About 33% of whites are highly religious, and another 16% are religious. Thus, about half of the white population in the U.S. is both highly religious and significantly oriented toward the Republican Party.
The degree to which religion causes or drives political attitudes and voting behavior among whites is unknown. For some white Americans, religion and political orientation may be accidental bedfellows. These individuals could be Republican for a variety of reasons (e.g., agreement with the GOP's economic policy, or their state of residence) that are not at all directly related to their being highly religious. For other whites, however, there may be a direct relationship. For these individuals, religious convictions form the basis for their political and ideological positions, as would be the case for those highly sensitive to social issues such as abortion and gay marriage. Highly religious people can bring an emotion and certitude and intensity of conviction to the political marketplace that can make them a formidable force well beyond their basic numbers.
Appendix: Religious Classification
The highly religious group (34% of adult Americans) includes those who attend church at least once a week and for whom religion is important in their daily lives. The religious group (18%) attends church almost every week or once a month and say religion is important, or attend church at least once a week or almost every week and say religion is not important. The less religious group (32%) attends church seldom or never but says religion is important or attends once monthly or seldom and says religion is important. The not-religious group (16%) is those who say religion is not important and never attend church.
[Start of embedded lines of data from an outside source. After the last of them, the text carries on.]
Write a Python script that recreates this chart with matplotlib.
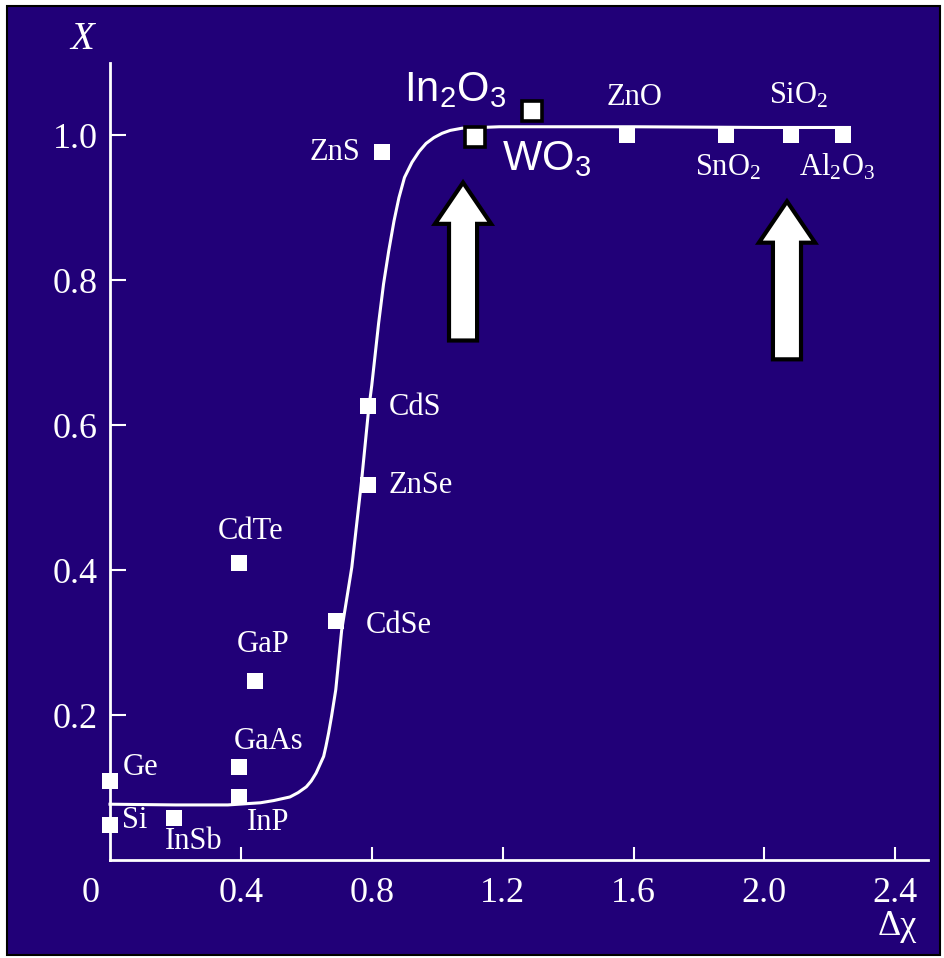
import matplotlib
matplotlib.use('Agg')
import matplotlib.pyplot as plt
from matplotlib.patches import FancyArrow, Rectangle

plt.rcParams['font.family'] = ['Liberation Serif', 'DejaVu Serif']
plt.rcParams['mathtext.fontset'] = 'custom'
plt.rcParams['mathtext.rm'] = 'Liberation Serif'
plt.rcParams['mathtext.sf'] = 'Liberation Sans'
plt.rcParams['mathtext.it'] = 'Liberation Serif:italic'

BLUE = '#210078'

# fitted curve
curve_dchi = [0.0, 0.2, 0.36, 0.46, 0.50, 0.55, 0.575, 0.60, 0.615, 0.63, 0.64,
              0.653, 0.66, 0.668, 0.677, 0.69, 0.708, 0.739, 0.769, 0.79, 0.80,
              0.821, 0.836, 0.852, 0.868, 0.883, 0.90, 0.923, 0.945, 0.966,
              0.99, 1.015, 1.04, 1.076, 1.19, 1.6, 2.0, 2.26]
curve_x = [0.077, 0.076, 0.076, 0.079, 0.082, 0.087, 0.093, 0.101, 0.109, 0.120,
           0.130, 0.143, 0.157, 0.175, 0.198, 0.235, 0.317, 0.404, 0.524, 0.62,
           0.655, 0.741, 0.795, 0.841, 0.882, 0.914, 0.942, 0.963, 0.978, 0.989,
           0.997, 1.003, 1.007, 1.010, 1.012, 1.012, 1.011, 1.011]

# compounds (white squares)
names = ['Ge', 'Si', 'InSb', 'InP', 'GaAs', 'GaP', 'CdTe', 'CdSe', 'ZnSe',
         'CdS', 'ZnS', 'ZnO', 'SnO2', 'SiO2', 'Al2O3']
dchi = [0.0, 0.0, 0.196, 0.395, 0.395, 0.444, 0.395, 0.69, 0.79,
        0.788, 0.83, 1.58, 1.884, 2.08, 2.24]
xval = [0.109, 0.048, 0.058, 0.087, 0.128, 0.247, 0.41, 0.33, 0.517,
        0.626, 0.977, 1.001, 1.001, 1.001, 1.001]

# added oxides (black-edged squares)
oxide_names = ['In2O3', 'WO3']
oxide_dchi = [1.114, 1.29]
oxide_x = [0.998, 1.034]

xticks = [0.4, 0.8, 1.2, 1.6, 2.0, 2.4]
yticks = [0.2, 0.4, 0.6, 0.8, 1.0]

fig = plt.figure(figsize=(9.44, 9.58), dpi=100, facecolor='white')
fig.patches.append(Rectangle((7 / 944, 3 / 958), 933 / 944, 949 / 958,
                             transform=fig.transFigure, facecolor=BLUE,
                             edgecolor='black', lw=1.5, zorder=-1))
ax = fig.add_axes([110 / 944, 98 / 958, 818 / 944, 797 / 958])
ax.set_facecolor('none')
ax.set_xlim(0, 2.5)
ax.set_ylim(0, 1.1)

for s in ['top', 'right']:
    ax.spines[s].set_visible(False)
for s in ['left', 'bottom']:
    ax.spines[s].set_color('white')
    ax.spines[s].set_linewidth(2)

serif = 'Liberation Serif'
ax.set_xticks(xticks)
ax.set_xticklabels(['%.1f' % t for t in xticks])
ax.set_yticks(yticks)
ax.set_yticklabels(['%.1f' % t for t in yticks])
ax.tick_params(axis='x', direction='in', length=9.5, width=1.5, colors='white',
               pad=12, labelsize=26, labelfontfamily=serif)
ax.tick_params(axis='y', direction='in', length=11.5, width=1.5, colors='white',
               pad=9, labelsize=26, labelfontfamily=serif)
ax.annotate('0', xy=(0, 0), xycoords=('data', 'axes fraction'), xytext=(-14, -12),
            textcoords='offset points', ha='center', va='top',
            fontfamily=serif, fontsize=26, color='white')

ax.set_ylabel('X', rotation=0, fontfamily=serif, fontstyle='italic',
              fontsize=28, color='white', ha='center', va='center')
ax.yaxis.set_label_coords(-0.034, 1.029)
ax.set_xlabel('Δχ', fontfamily=serif, fontsize=26, color='white', va='center')
ax.xaxis.set_label_coords(0.962, -0.083)

# curve
ax.plot(curve_dchi, curve_x, color='white', lw=2.2, zorder=2, clip_on=False,
        solid_joinstyle='round')

# squares
ax.plot(dchi, xval, 's', color='white', ms=12, mew=0, zorder=3, clip_on=False)
ax.plot(oxide_dchi, oxide_x, 's', mfc='white', mec='black', ms=14, mew=2.6,
        zorder=4, clip_on=False)

# labels
labels = [
    ('Ge', 0.04, 0.128, 'left', 'center'),
    ('Si', 0.037, 0.055, 'left', 'center'),
    ('InSb', 0.169, 0.025, 'left', 'center'),
    ('InP', 0.417, 0.052, 'left', 'center'),
    ('GaAs', 0.484, 0.164, 'center', 'center'),
    ('GaP', 0.469, 0.298, 'center', 'center'),
    ('CdTe', 0.429, 0.454, 'center', 'center'),
    ('CdSe', 0.782, 0.323, 'left', 'center'),
    ('ZnSe', 0.852, 0.517, 'left', 'center'),
    ('CdS', 0.852, 0.625, 'left', 'center'),
    ('ZnS', 0.766, 0.977, 'right', 'center'),
    ('ZnO', 1.603, 1.052, 'center', 'center'),
    (r'SiO$_2$', 2.106, 1.044, 'center', 'baseline'),
    (r'SnO$_2$', 1.888, 0.945, 'center', 'baseline'),
    (r'Al$_2$O$_3$', 2.222, 0.945, 'center', 'baseline'),
]
for txt, x, y, ha, va in labels:
    ax.text(x, y, txt, fontfamily=serif, fontsize=22, color='white',
            ha=ha, va=va, zorder=5)

sans = 'Liberation Sans'
ax.text(0.898, 1.048, r'In$\mathsf{_2}$O$\mathsf{_3}$', fontfamily=sans,
        fontsize=30, color='white', ha='left', va='baseline', zorder=5)
ax.text(1.198, 0.952, r'WO$\mathsf{_3}$', fontfamily=sans,
        fontsize=30, color='white', ha='left', va='baseline', zorder=5)

# big arrows pointing at the oxides
for ax_x, tail in [(1.079, 0.717), (2.069, 0.691)]:
    arr = FancyArrow(ax_x, tail, 0, 0.218, width=0.0858, head_width=0.1716,
                     head_length=0.057, length_includes_head=True,
                     facecolor='white', edgecolor='black', lw=3,
                     joinstyle='miter', zorder=6)
    ax.add_patch(arr)

fig.savefig('out.png', dpi=100, facecolor=fig.get_facecolor())
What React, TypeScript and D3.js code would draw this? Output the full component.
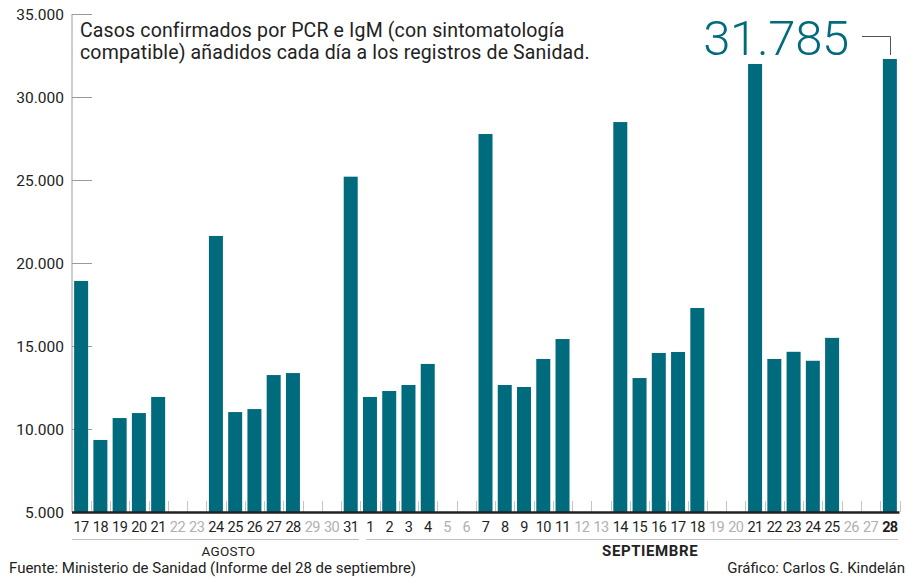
import { useEffect, useRef } from "react";
import * as d3 from "d3";

// Days shown on the x axis (17 Aug -> 28 Sep)
const dayLabels = [
  "17", "18", "19", "20", "21", "22", "23", "24", "25", "26", "27", "28", "29", "30", "31",
  "1", "2", "3", "4", "5", "6", "7", "8", "9", "10", "11", "12", "13", "14", "15", "16",
  "17", "18", "19", "20", "21", "22", "23", "24", "25", "26", "27", "28",
];
// Cases added each day (null = weekend, no report)
const dailyCases: (number | null)[] = [
  18920, 9340, 10660, 10960, 11930, null, null, 21630, 11020, 11200, 13250, 13370, null, null, 25200,
  11930, 12290, 12650, 13920, null, null, 27770, 12650, 12530, 14220, 15420, null, null,
  28490, 13070, 14580, 14640, 17290, null, null, 31990, 14220, 14650, 14110, 15490, null, null, 32290,
];
const monthNames = ["AGOSTO", "SEPTIEMBRE"];
const monthDayCounts = [15, 28];
const yTicks = [5000, 10000, 15000, 20000, 25000, 30000, 35000];

const titleLines = [
  "Casos confirmados por PCR e IgM (con sintomatología",
  "compatible) añadidos cada día a los registros de Sanidad.",
];
const highlightLabel = "31.785";
const sourceText = "Fuente: Ministerio de Sanidad (Informe del 28 de septiembre)";
const creditText = "Gráfico: Carlos G. Kindelán";

const TEAL = "#006b7d";
const FONT = "Roboto, 'Liberation Sans', sans-serif";

export default function App() {
  const ref = useRef<SVGSVGElement | null>(null);
  const width = 909;
  const height = 578;

  useEffect(() => {
    if (!ref.current) return;
    const svg = d3.select(ref.current);
    svg.selectAll("*").remove();

    const left = 71.5;
    const right = 899.5;
    const top = 14;
    const bottom = 512;

    const idx = dayLabels.map((_, i) => i);
    const x = d3.scaleBand<number>()
      .domain(idx)
      .range([left, right])
      .paddingInner(0.273)
      .paddingOuter(0.1365);
    const step = x.step();
    const bandStart = (i: number) => left + i * step;

    const y = d3.scaleLinear().domain([5000, 35000]).range([bottom, top]);

    const fmt = d3.formatLocale({ decimal: ",", thousands: ".", grouping: [3], currency: ["", "€"] }).format(",");

    // y axis line + short ticks
    svg.append("line")
      .attr("x1", 72).attr("x2", 72)
      .attr("y1", y(35000)).attr("y2", bottom)
      .attr("stroke", "#9a9a9a").attr("stroke-width", 1);

    svg.append("g").selectAll("line")
      .data(yTicks)
      .join("line")
      .attr("x1", 72).attr("x2", 92)
      .attr("y1", d => y(d) + 0.5).attr("y2", d => y(d) + 0.5)
      .attr("stroke", "#9a9a9a");

    svg.append("g").selectAll("text")
      .data(yTicks)
      .join("text")
      .attr("x", 64)
      .attr("y", d => y(d) + 5.5)
      .attr("text-anchor", "end")
      .style("font-family", FONT)
      .style("font-size", "15.5px")
      .style("fill", "#222")
      .text(d => fmt(d));

    // small ticks at day boundaries
    svg.append("g").selectAll("line")
      .data(d3.range(dayLabels.length + 1))
      .join("line")
      .attr("x1", i => Math.round(bandStart(i)) + 0.5)
      .attr("x2", i => Math.round(bandStart(i)) + 0.5)
      .attr("y1", 501).attr("y2", bottom)
      .attr("stroke", "#c4c4c4");

    // bars
    svg.append("g").selectAll("rect")
      .data(idx.filter(i => dailyCases[i] !== null))
      .join("rect")
      .attr("x", i => x(i)!)
      .attr("width", x.bandwidth())
      .attr("y", i => y(dailyCases[i] as number))
      .attr("height", i => bottom - y(dailyCases[i] as number))
      .attr("fill", TEAL);

    // baseline
    svg.append("line")
      .attr("x1", 72).attr("x2", right)
      .attr("y1", bottom + 0.5).attr("y2", bottom + 0.5)
      .attr("stroke", "#222").attr("stroke-width", 2.5);

    // day labels
    const last = dayLabels.length - 1;
    svg.append("g").selectAll("text")
      .data(idx)
      .join("text")
      .attr("x", i => x(i)! + x.bandwidth() / 2)
      .attr("y", 531.5)
      .attr("text-anchor", "middle")
      .style("font-family", FONT)
      .style("font-size", "14.5px")
      .style("letter-spacing", "-0.6px")
      .style("font-weight", i => (i === last ? "bold" : "normal"))
      .style("fill", i => (dailyCases[i] === null ? "#b0b0b0" : "#1e1e1e"))
      .text(i => dayLabels[i]);

    // month brackets
    let offset = 0;
    monthNames.forEach((name, m) => {
      const start = bandStart(offset) + (m === 0 ? 0.5 : 6);
      const end = bandStart(offset + monthDayCounts[m]) - 1.5;
      svg.append("line")
        .attr("x1", start).attr("x2", end)
        .attr("y1", 539.5).attr("y2", 539.5)
        .attr("stroke", "#bdbdbd");
      svg.append("text")
        .attr("x", (start + end) / 2 + (m === 0 ? 13 : 18))
        .attr("y", 556)
        .attr("text-anchor", "middle")
        .style("font-family", FONT)
        .style("font-size", m === 0 ? "13.5px" : "15px")
        .style("letter-spacing", m === 0 ? "0.2px" : "0.6px")
        .style("font-weight", m === 0 ? "normal" : "bold")
        .style("fill", "#222")
        .text(name);
      offset += monthDayCounts[m];
    });

    // title
    svg.append("g").selectAll("text")
      .data(titleLines)
      .join("text")
      .attr("x", 80)
      .attr("y", (_, i) => 37 + i * 22)
      .style("font-family", FONT)
      .style("font-size", "19.5px")
      .style("letter-spacing", "0.15px")
      .style("fill", "#222")
      .text(d => d);

    // highlighted last value
    svg.append("text")
      .attr("x", 849)
      .attr("y", 55)
      .attr("text-anchor", "end")
      .style("font-family", FONT)
      .style("font-size", "49px")
      .style("font-weight", 300)
      .style("letter-spacing", "-0.3px")
      .style("fill", TEAL)
      .text(highlightLabel);

    svg.append("path")
      .attr("d", "M862,36.5H890.5V55")
      .attr("fill", "none")
      .attr("stroke", "#555")
      .attr("stroke-width", 1);

    // footer
    svg.append("text")
      .attr("x", 9).attr("y", 573)
      .style("font-family", FONT).style("font-size", "15px").style("fill", "#222")
      .text(sourceText);
    svg.append("text")
      .attr("x", 905).attr("y", 573)
      .attr("text-anchor", "end")
      .style("font-family", FONT).style("font-size", "15px").style("fill", "#222")
      .text(creditText);
  }, []);

  return (
    <svg
      ref={ref}
      width={width}
      height={height}
      style={{ position: "absolute", left: 0, top: 0, background: "#fff" }}
    />
  );
}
Results are based on telephone interviews with 29,192 national adults, aged 18 and older, conducted in November 2009, as part of Gallup Daily tracking. For results based on the total sample of national adults, one can say with 95% confidence that the maximum margin of sampling error is ±1 percentage point.
Interviews are conducted with respondents on land-line telephones and cellular phones.
In addition to sampling error, question wording and practical difficulties in conducting surveys can introduce error or bias into the findings of public opinion polls.